ECONOMY | Staff Reporter, Korea

Korea’s GDP grows 3.4% in 3Q11

The country’s exports were the biggest winners, posting strong growth of 2% for the quarter.

HSBC says Korean shipments will continue to receive support from resilient Chinese growth and a weak Won.

Here’s more from HSBC:

Coming in for a soft landing

Encouraging news today. Korea's GDP growth gently moderated over the third quarter and is coming in for a soft landing. Exports were the biggest winners, with shipments supported by a resilient Chinese economy and weak Won.

Looking into the fourth quarter, we expect growth to continue gently easing. For the Bank of Korea, there is no need to cut their Policy Rate and we expect the next move to be a 25bp hike in 1Q 2012.

Korea's GDP grew by 0.7% on q-o-q sa basis, in line with our expectations, gently easing from 0.9% in the second quarter. In annualised terms, this translated into a 3.4% y-o-y pace of growth.

Exports growth was strong at 2.0% q-o-q sa, accelerating from 1.2% in 2Q. Meanwhile, imports grew at a slightly lower rate of 1.8%.

Domestic demand growth has come down smoothly. On a q-o-q sa basis, private consumption grew 0.7% compared to 0.9% in 2Q. Capital investment took a slightly larger dip, growing by 1.3% vs. 2.3% in the previous quarter.

Today's GDP figures suggest that the floor will not fall out from September's Industrial Production, Services and Leading Index figures, due to come out next Monday (31 October).

Strong export data supports our view that despite jittery financial conditions in Western conomies, Korean shipments will continue to receive support from resilient Chinese growth and a weak Won.

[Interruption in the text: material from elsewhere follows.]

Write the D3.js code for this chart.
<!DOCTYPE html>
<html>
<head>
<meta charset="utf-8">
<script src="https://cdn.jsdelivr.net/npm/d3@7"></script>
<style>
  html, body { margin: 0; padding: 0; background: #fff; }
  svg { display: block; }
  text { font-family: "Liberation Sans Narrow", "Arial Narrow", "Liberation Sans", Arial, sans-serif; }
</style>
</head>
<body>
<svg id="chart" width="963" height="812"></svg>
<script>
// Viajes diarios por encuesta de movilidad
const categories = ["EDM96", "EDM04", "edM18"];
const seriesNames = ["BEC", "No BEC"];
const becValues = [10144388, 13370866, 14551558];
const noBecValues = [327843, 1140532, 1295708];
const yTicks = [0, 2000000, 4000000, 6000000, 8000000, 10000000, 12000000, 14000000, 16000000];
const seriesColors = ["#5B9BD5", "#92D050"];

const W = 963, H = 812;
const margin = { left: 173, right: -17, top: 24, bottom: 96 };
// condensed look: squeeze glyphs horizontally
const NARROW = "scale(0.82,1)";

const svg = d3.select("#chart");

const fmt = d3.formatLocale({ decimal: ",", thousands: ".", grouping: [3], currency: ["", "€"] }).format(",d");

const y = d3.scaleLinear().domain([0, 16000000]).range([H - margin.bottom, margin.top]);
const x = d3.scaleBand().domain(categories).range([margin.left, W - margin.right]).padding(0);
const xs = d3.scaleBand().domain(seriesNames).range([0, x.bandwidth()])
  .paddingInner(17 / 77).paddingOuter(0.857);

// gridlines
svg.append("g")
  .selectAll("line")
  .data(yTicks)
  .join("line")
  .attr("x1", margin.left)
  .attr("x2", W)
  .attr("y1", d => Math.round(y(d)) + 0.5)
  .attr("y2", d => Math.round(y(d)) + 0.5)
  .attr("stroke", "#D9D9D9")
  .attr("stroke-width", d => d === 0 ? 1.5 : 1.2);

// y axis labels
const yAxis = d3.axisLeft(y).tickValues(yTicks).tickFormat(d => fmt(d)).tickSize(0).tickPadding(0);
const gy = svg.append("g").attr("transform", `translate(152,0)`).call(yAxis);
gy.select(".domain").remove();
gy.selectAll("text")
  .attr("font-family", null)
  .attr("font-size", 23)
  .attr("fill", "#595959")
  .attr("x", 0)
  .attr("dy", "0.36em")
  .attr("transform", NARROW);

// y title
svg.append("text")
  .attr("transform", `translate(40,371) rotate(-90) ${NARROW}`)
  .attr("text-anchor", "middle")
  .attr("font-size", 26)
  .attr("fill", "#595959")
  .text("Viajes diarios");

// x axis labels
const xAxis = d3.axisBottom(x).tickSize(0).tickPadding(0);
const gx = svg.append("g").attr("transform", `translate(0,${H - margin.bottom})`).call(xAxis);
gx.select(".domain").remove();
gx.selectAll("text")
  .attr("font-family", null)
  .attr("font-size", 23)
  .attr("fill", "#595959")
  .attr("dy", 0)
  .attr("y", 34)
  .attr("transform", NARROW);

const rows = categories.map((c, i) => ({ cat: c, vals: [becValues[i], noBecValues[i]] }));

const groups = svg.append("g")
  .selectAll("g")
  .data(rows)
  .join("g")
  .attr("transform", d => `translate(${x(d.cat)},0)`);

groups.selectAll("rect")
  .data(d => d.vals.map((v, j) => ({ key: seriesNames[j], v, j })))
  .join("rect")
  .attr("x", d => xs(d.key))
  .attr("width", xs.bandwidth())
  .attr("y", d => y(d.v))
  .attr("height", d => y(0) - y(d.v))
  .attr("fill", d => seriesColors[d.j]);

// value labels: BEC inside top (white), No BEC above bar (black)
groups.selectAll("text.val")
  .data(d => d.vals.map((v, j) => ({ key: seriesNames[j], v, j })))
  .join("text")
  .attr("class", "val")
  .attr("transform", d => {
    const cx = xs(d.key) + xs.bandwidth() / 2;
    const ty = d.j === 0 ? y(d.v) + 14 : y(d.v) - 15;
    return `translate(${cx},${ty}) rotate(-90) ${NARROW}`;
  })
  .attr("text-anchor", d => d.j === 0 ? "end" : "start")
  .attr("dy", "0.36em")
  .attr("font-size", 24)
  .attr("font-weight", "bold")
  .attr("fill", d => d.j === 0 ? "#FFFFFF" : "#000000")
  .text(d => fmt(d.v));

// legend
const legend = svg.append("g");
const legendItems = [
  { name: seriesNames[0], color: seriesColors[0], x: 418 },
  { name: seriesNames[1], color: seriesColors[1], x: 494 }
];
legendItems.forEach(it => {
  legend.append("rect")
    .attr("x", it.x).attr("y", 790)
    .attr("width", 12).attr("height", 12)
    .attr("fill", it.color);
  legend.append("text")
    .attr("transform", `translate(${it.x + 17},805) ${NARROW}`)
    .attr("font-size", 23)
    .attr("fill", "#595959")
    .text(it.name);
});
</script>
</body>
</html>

Domestic consumption was driven by sustained credit growth in Korea. On a y-o-y basis, loans of commercial and specialised banks continued to climb, increasing from 5.4% in 2Q 2011 to an estimated 6.0% in the third quarter. Looking into the fourth quarter, credit growth is expected to moderate. The latest Bank of Korea survey on Bank Lending Practices points to tighter credit availabilities to households and SMEs, which in turn, will likely hold back consumption and investment.

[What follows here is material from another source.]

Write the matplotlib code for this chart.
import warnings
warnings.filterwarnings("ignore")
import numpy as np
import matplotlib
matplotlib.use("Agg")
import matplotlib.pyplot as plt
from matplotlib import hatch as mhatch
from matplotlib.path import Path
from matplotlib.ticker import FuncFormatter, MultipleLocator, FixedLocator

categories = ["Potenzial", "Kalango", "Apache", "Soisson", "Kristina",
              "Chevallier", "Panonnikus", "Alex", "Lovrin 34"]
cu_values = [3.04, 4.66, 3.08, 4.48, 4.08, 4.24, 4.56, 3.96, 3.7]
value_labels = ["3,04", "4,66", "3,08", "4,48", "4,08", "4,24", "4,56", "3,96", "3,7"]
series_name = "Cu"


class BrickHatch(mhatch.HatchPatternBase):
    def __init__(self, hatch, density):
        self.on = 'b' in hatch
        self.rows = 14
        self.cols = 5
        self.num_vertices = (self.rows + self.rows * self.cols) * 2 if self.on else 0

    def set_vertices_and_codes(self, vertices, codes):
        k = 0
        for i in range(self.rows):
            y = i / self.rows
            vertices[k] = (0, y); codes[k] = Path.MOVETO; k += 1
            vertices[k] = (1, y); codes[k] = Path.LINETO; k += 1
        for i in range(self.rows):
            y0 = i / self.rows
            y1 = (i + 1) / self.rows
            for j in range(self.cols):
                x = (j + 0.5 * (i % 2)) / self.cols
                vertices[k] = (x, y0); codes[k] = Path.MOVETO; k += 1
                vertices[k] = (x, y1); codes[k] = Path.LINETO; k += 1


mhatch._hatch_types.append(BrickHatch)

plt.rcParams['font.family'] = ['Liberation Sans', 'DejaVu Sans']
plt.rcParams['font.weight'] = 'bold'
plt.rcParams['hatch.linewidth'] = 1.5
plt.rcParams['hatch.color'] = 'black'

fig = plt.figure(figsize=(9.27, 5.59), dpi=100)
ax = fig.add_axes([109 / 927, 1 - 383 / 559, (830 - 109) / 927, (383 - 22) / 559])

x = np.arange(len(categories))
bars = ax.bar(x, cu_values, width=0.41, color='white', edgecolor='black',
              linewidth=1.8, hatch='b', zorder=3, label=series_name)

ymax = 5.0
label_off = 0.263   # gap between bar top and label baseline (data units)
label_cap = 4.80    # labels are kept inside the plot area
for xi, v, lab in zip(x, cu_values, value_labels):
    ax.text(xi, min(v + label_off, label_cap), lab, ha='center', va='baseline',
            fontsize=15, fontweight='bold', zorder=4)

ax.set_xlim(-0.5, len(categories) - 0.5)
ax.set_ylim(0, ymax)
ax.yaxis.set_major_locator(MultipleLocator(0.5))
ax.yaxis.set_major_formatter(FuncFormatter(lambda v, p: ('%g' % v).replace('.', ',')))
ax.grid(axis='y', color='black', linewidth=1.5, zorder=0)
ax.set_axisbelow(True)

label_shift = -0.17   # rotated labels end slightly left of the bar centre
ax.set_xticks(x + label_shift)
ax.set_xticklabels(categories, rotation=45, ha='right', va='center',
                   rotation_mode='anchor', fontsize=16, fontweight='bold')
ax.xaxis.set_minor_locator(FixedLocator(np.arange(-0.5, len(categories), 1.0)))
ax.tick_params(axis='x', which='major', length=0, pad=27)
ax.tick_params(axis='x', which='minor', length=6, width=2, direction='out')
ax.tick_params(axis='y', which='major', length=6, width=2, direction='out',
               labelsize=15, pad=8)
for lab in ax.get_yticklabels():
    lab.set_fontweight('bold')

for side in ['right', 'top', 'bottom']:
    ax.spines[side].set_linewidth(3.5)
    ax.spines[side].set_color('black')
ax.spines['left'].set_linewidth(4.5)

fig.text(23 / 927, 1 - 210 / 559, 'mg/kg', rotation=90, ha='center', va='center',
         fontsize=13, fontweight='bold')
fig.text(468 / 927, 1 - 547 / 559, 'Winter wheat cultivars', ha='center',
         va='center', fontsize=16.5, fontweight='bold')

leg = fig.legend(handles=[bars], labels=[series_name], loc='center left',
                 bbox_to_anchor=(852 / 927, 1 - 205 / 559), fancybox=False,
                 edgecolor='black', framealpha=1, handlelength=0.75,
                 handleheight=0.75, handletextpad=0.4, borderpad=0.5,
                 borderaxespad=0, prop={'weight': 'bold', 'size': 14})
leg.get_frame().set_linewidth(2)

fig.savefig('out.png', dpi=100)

The relatively sharp fall in capital investment partly reflects Korean firms reducing excess stocks, given the rise in the inventories to shipments ratio. We expect this decline to moderate in the fourth quarter as stock levels stabilise.

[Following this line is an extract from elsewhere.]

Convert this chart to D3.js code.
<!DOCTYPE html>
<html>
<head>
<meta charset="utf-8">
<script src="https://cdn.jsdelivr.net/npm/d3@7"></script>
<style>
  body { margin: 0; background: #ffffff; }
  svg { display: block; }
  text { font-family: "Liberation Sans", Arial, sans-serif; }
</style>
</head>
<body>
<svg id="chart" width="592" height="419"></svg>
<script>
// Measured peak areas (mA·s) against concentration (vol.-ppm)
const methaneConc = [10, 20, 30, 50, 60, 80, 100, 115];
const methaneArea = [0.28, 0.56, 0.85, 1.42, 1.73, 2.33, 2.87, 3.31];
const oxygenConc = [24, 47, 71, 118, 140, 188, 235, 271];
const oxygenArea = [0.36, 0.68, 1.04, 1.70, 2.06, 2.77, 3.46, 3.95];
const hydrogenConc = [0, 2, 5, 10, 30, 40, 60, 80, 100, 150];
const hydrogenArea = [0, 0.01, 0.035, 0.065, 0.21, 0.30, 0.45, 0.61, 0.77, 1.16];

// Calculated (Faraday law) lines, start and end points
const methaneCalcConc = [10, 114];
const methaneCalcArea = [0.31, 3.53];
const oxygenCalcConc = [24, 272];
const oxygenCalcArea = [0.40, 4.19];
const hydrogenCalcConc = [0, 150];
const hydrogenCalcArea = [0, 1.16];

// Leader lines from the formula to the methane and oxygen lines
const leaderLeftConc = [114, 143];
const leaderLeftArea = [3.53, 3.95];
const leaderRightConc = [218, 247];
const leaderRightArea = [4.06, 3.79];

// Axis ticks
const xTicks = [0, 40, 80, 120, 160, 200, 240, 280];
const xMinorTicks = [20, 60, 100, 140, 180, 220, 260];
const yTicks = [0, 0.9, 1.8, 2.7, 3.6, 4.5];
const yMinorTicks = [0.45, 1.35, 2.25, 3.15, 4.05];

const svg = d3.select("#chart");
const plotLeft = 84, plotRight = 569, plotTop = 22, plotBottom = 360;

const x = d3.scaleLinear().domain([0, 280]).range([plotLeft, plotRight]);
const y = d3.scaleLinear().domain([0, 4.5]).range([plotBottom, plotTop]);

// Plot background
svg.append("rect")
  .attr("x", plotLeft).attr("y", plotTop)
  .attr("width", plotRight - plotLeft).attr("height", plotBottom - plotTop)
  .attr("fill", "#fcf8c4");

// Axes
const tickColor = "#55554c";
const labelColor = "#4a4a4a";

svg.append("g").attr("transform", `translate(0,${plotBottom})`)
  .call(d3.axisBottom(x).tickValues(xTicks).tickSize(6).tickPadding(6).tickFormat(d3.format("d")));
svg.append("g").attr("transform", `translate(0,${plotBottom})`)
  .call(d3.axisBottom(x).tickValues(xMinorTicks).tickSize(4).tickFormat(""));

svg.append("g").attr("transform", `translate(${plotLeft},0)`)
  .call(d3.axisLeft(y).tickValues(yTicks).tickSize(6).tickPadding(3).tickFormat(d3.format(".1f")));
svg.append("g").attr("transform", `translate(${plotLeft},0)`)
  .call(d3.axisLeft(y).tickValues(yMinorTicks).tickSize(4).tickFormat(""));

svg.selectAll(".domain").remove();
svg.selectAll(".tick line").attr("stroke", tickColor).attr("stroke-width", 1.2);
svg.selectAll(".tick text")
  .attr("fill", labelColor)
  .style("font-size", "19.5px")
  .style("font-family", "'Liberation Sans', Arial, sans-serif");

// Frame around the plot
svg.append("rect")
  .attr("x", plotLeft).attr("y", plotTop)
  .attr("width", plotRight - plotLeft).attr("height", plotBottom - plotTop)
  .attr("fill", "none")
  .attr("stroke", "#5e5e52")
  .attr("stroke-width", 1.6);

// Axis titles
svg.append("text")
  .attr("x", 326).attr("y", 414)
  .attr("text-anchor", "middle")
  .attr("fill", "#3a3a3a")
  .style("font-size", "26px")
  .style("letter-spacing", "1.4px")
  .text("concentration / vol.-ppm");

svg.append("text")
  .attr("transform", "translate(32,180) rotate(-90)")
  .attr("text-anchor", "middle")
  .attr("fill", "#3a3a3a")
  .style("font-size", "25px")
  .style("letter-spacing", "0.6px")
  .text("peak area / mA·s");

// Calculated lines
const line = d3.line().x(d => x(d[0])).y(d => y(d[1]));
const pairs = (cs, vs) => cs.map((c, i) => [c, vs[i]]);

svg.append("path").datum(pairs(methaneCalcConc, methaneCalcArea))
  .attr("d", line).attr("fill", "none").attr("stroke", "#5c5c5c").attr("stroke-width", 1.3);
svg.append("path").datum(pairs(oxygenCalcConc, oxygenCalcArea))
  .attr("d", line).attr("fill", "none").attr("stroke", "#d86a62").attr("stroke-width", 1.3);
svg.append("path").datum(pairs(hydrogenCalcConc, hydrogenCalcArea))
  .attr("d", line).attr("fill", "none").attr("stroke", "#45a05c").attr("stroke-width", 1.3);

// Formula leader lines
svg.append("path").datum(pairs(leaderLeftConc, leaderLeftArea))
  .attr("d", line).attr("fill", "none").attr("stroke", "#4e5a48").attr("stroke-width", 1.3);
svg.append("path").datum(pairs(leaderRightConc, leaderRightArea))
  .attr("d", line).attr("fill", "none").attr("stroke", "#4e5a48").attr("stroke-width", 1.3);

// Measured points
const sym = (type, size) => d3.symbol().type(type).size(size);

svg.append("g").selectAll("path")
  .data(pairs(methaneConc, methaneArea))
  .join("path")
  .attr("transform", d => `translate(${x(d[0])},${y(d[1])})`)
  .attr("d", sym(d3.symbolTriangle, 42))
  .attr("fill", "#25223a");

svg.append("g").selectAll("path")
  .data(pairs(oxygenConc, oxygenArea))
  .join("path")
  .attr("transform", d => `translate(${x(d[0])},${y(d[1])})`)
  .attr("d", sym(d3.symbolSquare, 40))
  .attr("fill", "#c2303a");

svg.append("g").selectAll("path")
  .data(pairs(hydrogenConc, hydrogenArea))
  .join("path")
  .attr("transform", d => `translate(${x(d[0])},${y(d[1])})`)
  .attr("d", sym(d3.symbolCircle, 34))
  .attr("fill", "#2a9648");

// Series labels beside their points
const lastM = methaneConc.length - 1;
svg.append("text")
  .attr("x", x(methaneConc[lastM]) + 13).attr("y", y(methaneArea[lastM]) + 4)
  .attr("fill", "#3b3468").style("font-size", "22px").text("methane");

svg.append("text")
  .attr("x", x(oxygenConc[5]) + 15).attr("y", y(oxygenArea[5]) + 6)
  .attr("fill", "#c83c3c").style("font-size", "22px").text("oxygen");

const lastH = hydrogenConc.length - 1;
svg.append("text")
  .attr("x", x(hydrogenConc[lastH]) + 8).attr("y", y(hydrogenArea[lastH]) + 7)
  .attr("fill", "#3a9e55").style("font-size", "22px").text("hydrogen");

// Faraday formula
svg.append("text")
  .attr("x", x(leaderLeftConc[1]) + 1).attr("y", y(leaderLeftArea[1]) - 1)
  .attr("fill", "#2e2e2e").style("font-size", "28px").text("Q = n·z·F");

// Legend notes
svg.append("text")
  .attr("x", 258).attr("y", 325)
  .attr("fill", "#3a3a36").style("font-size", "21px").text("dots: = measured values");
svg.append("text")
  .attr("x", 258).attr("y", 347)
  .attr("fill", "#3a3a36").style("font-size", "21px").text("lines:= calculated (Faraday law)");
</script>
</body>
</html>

For the Bank of Korea, today's reading shows that the economy remains on track for a soft, not hard, landing. Strong exports growth in the third quarter has shown that external demand for Korean goods remains strong whilst domestic demand is still firm. This should dampen any support for a rate cut. October's CPI data comes out next Tuesday (1 November), which is likely to show core inflation remaining sticky at around 4%, so adding further support to our long standing view that the next move is up, and not down.

Bottom line
Those fearing a hard landing in Korea can take comfort from today's readings. The economy remains on track for a soft landing with no need for a rate cut. We maintain our call for a 25bp rate hike by the BoK to 3.50% in 1Q 2012.